In other words, when adjusted for the statutory level of record liquidity in the market, which we don’t need to tell readers is at an all time high, the FRA-OIS would almost certainly be at all time highs.
Whatever the reasons, a blow out in FRA/OIS means that dollar funding is becoming increasingly problematic, and absent a sharp tightening in the Libor-OIS and FRA-OIS spread, while bank credit concerns may not have been the catalyst for the sharp spike, it will be banks that are eventually impacted by what is increasingly emerging as an acute tightening in short-term funding markets and/or a global dollar shortage. And in another indication that the FRA-OIS is indeed spiking in response to an ominous global dollar shortage – just the outcome Pozsar warned about and one which shouldn’t be happening when factoring in the record endogenous market liquidity – we find that the average cross-currency basis swap is tumbling. This global liquidity proxy tends to shrink any time there is prevailing dollar tightness in the market.

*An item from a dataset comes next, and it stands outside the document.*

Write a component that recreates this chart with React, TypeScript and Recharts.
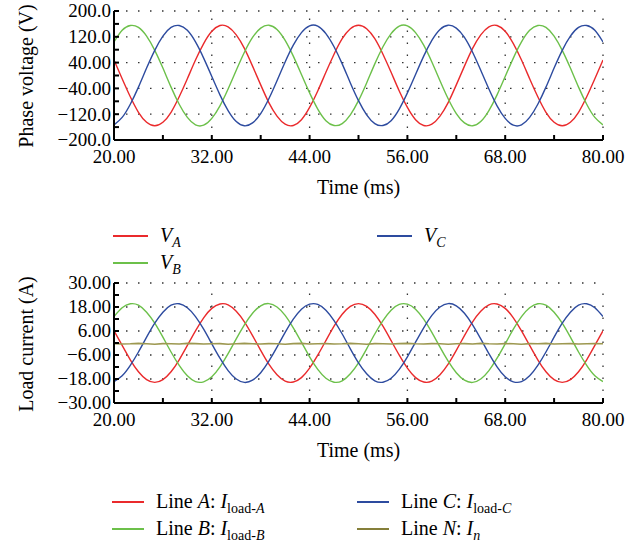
import React from 'react';
import { LineChart, Line, XAxis, YAxis, ReferenceLine, Legend, Label } from 'recharts';

// ---------- data ----------
const timeMs = [
  20, 21, 22, 23, 24, 25, 26, 27, 28, 29, 30, 31, 32, 33, 34, 35, 36, 37, 38, 39, 40,
  41, 42, 43, 44, 45, 46, 47, 48, 49, 50, 51, 52, 53, 54, 55, 56, 57, 58, 59, 60,
  61, 62, 63, 64, 65, 66, 67, 68, 69, 70, 71, 72, 73, 74, 75, 76, 77, 78, 79, 80,
];

const phaseVoltageA = [
  48, -10, -66, -114, -145, -156, -145, -114, -66, -10, 48, 99, 137, 155,
  151, 126, 84, 29, -29, -84, -126, -151, -155, -137, -99, -48, 10, 66, 114, 145,
  156, 145, 114, 66, 10, -48, -99, -137, -155, -151, -126, -84, -29, 29, 84, 126, 151,
  155, 137, 99,
  48, -10, -66, -114, -145, -156, -145, -114, -66, -10, 48,
];
const phaseVoltageB = [
  104, 140, 155, 149, 122, 78, 23, -36, -89, -130, -153, -154, -133, -94,
  -42, 16, 72, 118, 147, 156, 143, 109, 60, 3, -54, -104, -140, -155, -149, -122,
  -78, -23, 36, 89, 130, 153, 154, 133, 94, 42, -16, -72, -118, -147, -156, -143, -109,
  -60, -3, 54,
  104, 140, 155, 149, 122, 78, 23, -36, -89, -130, -153,
];
const phaseVoltageC = [
  -153, -130, -89, -36, 23, 78, 122, 149, 155, 140, 104, 54, -3, -60,
  -109, -143, -156, -147, -118, -72, -16, 42, 94, 133, 154, 153, 130, 89, 36, -23,
  -78, -122, -149, -155, -140, -104, -54, 3, 60, 109, 143, 156, 147, 118, 72, 16, -42,
  -94, -133, -154,
  -153, -130, -89, -36, 23, 78, 122, 149, 155, 140, 104,
];

const loadCurrentA = [
  6.1, -1.2, -8.4, -14.4, -18.3, -19.7, -18.3, -14.4, -8.4, -1.2, 6.1, 12.6, 17.3, 19.5,
  19.1, 15.9, 10.6, 3.7, -3.7, -10.6, -15.9, -19.1, -19.5, -17.3, -12.6, -6.1, 1.2, 8.4, 14.4, 18.3,
  19.7, 18.3, 14.4, 8.4, 1.2, -6.1, -12.6, -17.3, -19.5, -19.1, -15.9, -10.6, -3.7, 3.7, 10.6, 15.9, 19.1,
  19.5, 17.3, 12.6,
  6.1, -1.2, -8.4, -14.4, -18.3, -19.7, -18.3, -14.4, -8.4, -1.2, 6.1,
];
const loadCurrentB = [
  13.2, 17.6, 19.6, 18.9, 15.4, 9.9, 2.9, -4.5, -11.2, -16.4, -19.3, -19.4, -16.9, -11.9,
  -5.3, 2.1, 9.1, 14.9, 18.6, 19.7, 18.0, 13.8, 7.6, 0.4, -6.9, -13.2, -17.6, -19.6, -18.9, -15.4,
  -9.9, -2.9, 4.5, 11.2, 16.4, 19.3, 19.4, 16.9, 11.9, 5.3, -2.1, -9.1, -14.9, -18.6, -19.7, -18.0, -13.8,
  -7.6, -0.4, 6.9,
  13.2, 17.6, 19.6, 18.9, 15.4, 9.9, 2.9, -4.5, -11.2, -16.4, -19.3,
];
const loadCurrentC = [
  -19.3, -16.4, -11.2, -4.5, 2.9, 9.9, 15.4, 18.9, 19.6, 17.6, 13.2, 6.9, -0.4, -7.6,
  -13.8, -18.0, -19.7, -18.6, -14.9, -9.1, -2.1, 5.3, 11.9, 16.9, 19.4, 19.3, 16.4, 11.2, 4.5, -2.9,
  -9.9, -15.4, -18.9, -19.6, -17.6, -13.2, -6.9, 0.4, 7.6, 13.8, 18.0, 19.7, 18.6, 14.9, 9.1, 2.1, -5.3,
  -11.9, -16.9, -19.4,
  -19.3, -16.4, -11.2, -4.5, 2.9, 9.9, 15.4, 18.9, 19.6, 17.6, 13.2,
];
const neutralCurrent = [
  -0.3, -0.5, -0.4, -0.2, -0.4, -0.6, -0.3, -0.4, -0.5, -0.2,
  -0.3, -0.5, -0.4, -0.3, -0.6, -0.4, -0.2, -0.4, -0.5, -0.3,
  -0.4, -0.6, -0.3, -0.2, -0.5, -0.4, -0.3, -0.5, -0.4, -0.2,
  -0.4, -0.6, -0.3, -0.4, -0.5, -0.3, -0.2, -0.4, -0.5, -0.3,
  -0.4, -0.6, -0.4, -0.3, -0.5, -0.2, -0.4, -0.5, -0.3, -0.4,
  -0.6, -0.3, -0.4, -0.2, -0.5, -0.4, -0.3, -0.5, -0.4, -0.3,
  -0.4,
];

// ---------- ticks ----------
const timeTicks = [20, 26, 32, 38, 44, 50, 56, 62, 68, 74, 80];
const timeMajorTicks = [20, 32, 44, 56, 68, 80];
const timeTickLabels = ['20.00', '32.00', '44.00', '56.00', '68.00', '80.00'];
const timeGridValues = [32, 44, 56, 68, 80];

const voltageTicks = [-200, -160, -120, -80, -40, 0, 40, 80, 120, 160, 200];
const voltageMajorTicks = [200, 120, 40, -40, -120, -200];
const voltageTickLabels = ['200.0', '120.0', '40.00', '\u221240.00', '\u2212120.0', '\u2212200.0'];
const voltageGridValues = [200, 120, 40, -40, -120];

const currentTicks = [-30, -24, -18, -12, -6, 0, 6, 12, 18, 24, 30];
const currentMajorTicks = [30, 18, 6, -6, -18, -30];
const currentTickLabels = ['30.00', '18.00', '6.00', '\u22126.00', '\u221218.00', '\u221230.00'];
const currentGridValues = [30, 18, 6, -6, -18];

// ---------- styling ----------
const FONT = '"Liberation Serif", "Times New Roman", Times, serif';
const TICK_FONT_SIZE = 19;
const RED = '#ea2a2c';
const GREEN = '#6cc04a';
const BLUE = '#2d4b9f';
const OLIVE = '#857f3a';
const W = 643;
const PLOT_LEFT = 114;
const PLOT_RIGHT = 603;
const CHART2_TOP = 262;

const voltageRows = timeMs.map((t, i) => ({
  t,
  va: phaseVoltageA[i],
  vb: phaseVoltageB[i],
  vc: phaseVoltageC[i],
}));
const currentRows = timeMs.map((t, i) => ({
  t,
  ia: loadCurrentA[i],
  ib: loadCurrentB[i],
  ic: loadCurrentC[i],
  in: neutralCurrent[i],
}));

const makeXTick = (majors: number[], labels: string[]) => (props: any) => {
  const { x, y, payload } = props;
  const i = majors.indexOf(payload.value);
  return (
    <g>
      <line x1={x} y1={y} x2={x} y2={y - 5} stroke="#000" strokeWidth={2} />
      {i >= 0 && (
        <text x={x} y={y + 23} textAnchor="middle" fontFamily={FONT} fontSize={TICK_FONT_SIZE} fill="#000">
          {labels[i]}
        </text>
      )}
    </g>
  );
};

const makeYTick = (majors: number[], labels: string[]) => (props: any) => {
  const { x, y, payload } = props;
  const i = majors.indexOf(payload.value);
  return (
    <g>
      <line x1={x} y1={y} x2={x + 5} y2={y} stroke="#000" strokeWidth={2} />
      {i >= 0 && (
        <text x={x - 3} y={y} dy="0.34em" textAnchor="end" fontFamily={FONT} fontSize={TICK_FONT_SIZE} fill="#000">
          {labels[i]}
        </text>
      )}
    </g>
  );
};

const makeYLabel = (text: string, cy: number) => () => (
  <text
    x={26}
    y={cy}
    transform={`rotate(-90 26 ${cy})`}
    textAnchor="middle"
    dominantBaseline="central"
    fontFamily={FONT}
    fontSize={20}
    fill="#000"
  >
    {text}
  </text>
);

const Sub = ({ children }: { children: React.ReactNode }) => (
  <span style={{ fontSize: 14, position: 'relative', top: 5 }}>{children}</span>
);

type LegendEntry = { color: string; col: number; row: number; label: React.ReactNode };

const voltageLegend: LegendEntry[] = [
  { color: RED, col: 0, row: 0, label: <><i>V</i><Sub><i>A</i></Sub></> },
  { color: GREEN, col: 0, row: 1, label: <><i>V</i><Sub><i>B</i></Sub></> },
  { color: BLUE, col: 1, row: 0, label: <><i>V</i><Sub><i>C</i></Sub></> },
];
const currentLegend: LegendEntry[] = [
  { color: RED, col: 0, row: 0, label: <>Line <i>A</i>: <i>I</i><Sub>load-<i>A</i></Sub></> },
  { color: GREEN, col: 0, row: 1, label: <>Line <i>B</i>: <i>I</i><Sub>load-<i>B</i></Sub></> },
  { color: BLUE, col: 1, row: 0, label: <>Line <i>C</i>: <i>I</i><Sub>load-<i>C</i></Sub></> },
  { color: OLIVE, col: 1, row: 1, label: <>Line <i>N</i>: <i>I</i><Sub><i>n</i></Sub></> },
];

const renderLegend = (
  entries: LegendEntry[],
  top: number,
  colX: number[],
  lineLen: number,
  gap: number,
) => () => (
  <div style={{ position: 'relative', width: W, height: 60 }}>
    {entries.map((e, k) => (
      <div
        key={k}
        style={{
          position: 'absolute',
          left: colX[e.col],
          top: top + e.row * 27 - 14,
          height: 28,
          display: 'flex',
          alignItems: 'center',
          whiteSpace: 'nowrap',
        }}
      >
        <span style={{ display: 'inline-block', width: lineLen, height: 2.5, background: e.color, marginRight: gap }} />
        <span style={{ fontFamily: FONT, fontSize: 20, lineHeight: '28px', color: '#000' }}>{e.label}</span>
      </div>
    ))}
  </div>
);

const gridStroke = { stroke: '#333', strokeDasharray: '1.5 10.5', strokeWidth: 1.3 };

function VoltageChart() {
  const h = 262;
  return (
    <LineChart
      width={W}
      height={h}
      data={voltageRows}
      margin={{ top: 11, right: W - PLOT_RIGHT, bottom: h - 140 - 30, left: PLOT_LEFT - 50 }}
    >
      {voltageGridValues.map((v) => (
        <ReferenceLine key={'h' + v} y={v} {...gridStroke} />
      ))}
      {timeGridValues.map((v) => (
        <ReferenceLine key={'v' + v} x={v} {...gridStroke} />
      ))}
      <XAxis
        dataKey="t"
        type="number"
        domain={[20, 80]}
        ticks={timeTicks}
        interval={0}
        height={30}
        tickSize={0}
        tickMargin={0}
        tickLine={false}
        axisLine={{ stroke: '#000', strokeWidth: 2 }}
        tick={makeXTick(timeMajorTicks, timeTickLabels)}
        allowDataOverflow
      >
        <Label value="Time (ms)" position="bottom" offset={10} fontSize={20} fontFamily={FONT} fill="#000" />
      </XAxis>
      <YAxis
        type="number"
        domain={[-200, 200]}
        ticks={voltageTicks}
        interval={0}
        width={50}
        tickSize={0}
        tickMargin={0}
        tickLine={false}
        axisLine={{ stroke: '#000', strokeWidth: 2 }}
        tick={makeYTick(voltageMajorTicks, voltageTickLabels)}
        allowDataOverflow
      >
        <Label content={makeYLabel('Phase voltage (V)', 76)} />
      </YAxis>
      <Line dataKey="va" name="VA" type="natural" stroke={RED} strokeWidth={1.4} dot={false} isAnimationActive={false} />
      <Line dataKey="vb" name="VB" type="natural" stroke={GREEN} strokeWidth={1.4} dot={false} isAnimationActive={false} />
      <Line dataKey="vc" name="VC" type="natural" stroke={BLUE} strokeWidth={1.4} dot={false} isAnimationActive={false} />
      <Legend
        layout="vertical"
        align="center"
        verticalAlign="middle"
        wrapperStyle={{ top: 0, left: 0, width: W, height: 60, marginTop: 222 }}
        content={renderLegend(voltageLegend, 14, [113, 377], 35, 12)}
      />
    </LineChart>
  );
}

function CurrentChart() {
  const h = 544 - CHART2_TOP;
  const plotTop = 283 - CHART2_TOP;
  const plotBottom = 403 - CHART2_TOP;
  return (
    <LineChart
      width={W}
      height={h}
      data={currentRows}
      margin={{ top: plotTop, right: W - PLOT_RIGHT, bottom: h - plotBottom - 30, left: PLOT_LEFT - 50 }}
    >
      {currentGridValues.map((v) => (
        <ReferenceLine key={'h' + v} y={v} {...gridStroke} />
      ))}
      {timeGridValues.map((v) => (
        <ReferenceLine key={'v' + v} x={v} {...gridStroke} />
      ))}
      <XAxis
        dataKey="t"
        type="number"
        domain={[20, 80]}
        ticks={timeTicks}
        interval={0}
        height={30}
        tickSize={0}
        tickMargin={0}
        tickLine={false}
        axisLine={{ stroke: '#000', strokeWidth: 2 }}
        tick={makeXTick(timeMajorTicks, timeTickLabels)}
        allowDataOverflow
      >
        <Label value="Time (ms)" position="bottom" offset={10} fontSize={20} fontFamily={FONT} fill="#000" />
      </XAxis>
      <YAxis
        type="number"
        domain={[-30, 30]}
        ticks={currentTicks}
        interval={0}
        width={50}
        tickSize={0}
        tickMargin={0}
        tickLine={false}
        axisLine={{ stroke: '#000', strokeWidth: 2 }}
        tick={makeYTick(currentMajorTicks, currentTickLabels)}
        allowDataOverflow
      >
        <Label content={makeYLabel('Load current (A)', 344 - CHART2_TOP)} />
      </YAxis>
      <Line dataKey="ia" name="IA" type="natural" stroke={RED} strokeWidth={1.4} dot={false} isAnimationActive={false} />
      <Line dataKey="ib" name="IB" type="natural" stroke={GREEN} strokeWidth={1.4} dot={false} isAnimationActive={false} />
      <Line dataKey="ic" name="IC" type="natural" stroke={BLUE} strokeWidth={1.4} dot={false} isAnimationActive={false} />
      <Line dataKey="in" name="IN" type="linear" stroke="#9d9850" strokeWidth={1.6} dot={false} isAnimationActive={false} />
      <Legend
        layout="vertical"
        align="center"
        verticalAlign="middle"
        wrapperStyle={{ top: 0, left: 0, width: W, height: 60, marginTop: 488 - CHART2_TOP }}
        content={renderLegend(currentLegend, 14, [112, 357], 32, 12)}
      />
    </LineChart>
  );
}

export default function App() {
  return (
    <div style={{ position: 'absolute', left: 0, top: 0, width: W, height: 544, background: '#fff', overflow: 'hidden' }}>
      <div style={{ position: 'absolute', left: 0, top: 0 }}>
        <VoltageChart />
      </div>
      <div style={{ position: 'absolute', left: 0, top: CHART2_TOP }}>
        <CurrentChart />
      </div>
    </div>
  );
}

While this is a topic we covered extensively back in March 2020 (see “There Is No Liquidity” – Market Paralyzed As FRA/OIS Explodes), especially right before the Fed unleashed its monetary bazooka with trillions in QE and opening up repos to virtually unlimited amount, as well as announcing it would buy corporate bonds and ETFs, expect to hear much more about this in the days and weeks ago come.
Meanwhile, if the FRA-OIS spikes another 10-15 points, the Fed will have no choice but to emerge from its paralysis and reassure markets that the financial system isn’t about to experience another paralysis (oh, and unless the Ukraine war magically ends in the next few weeks, say goodbye to “six or seven” rate hikes this year).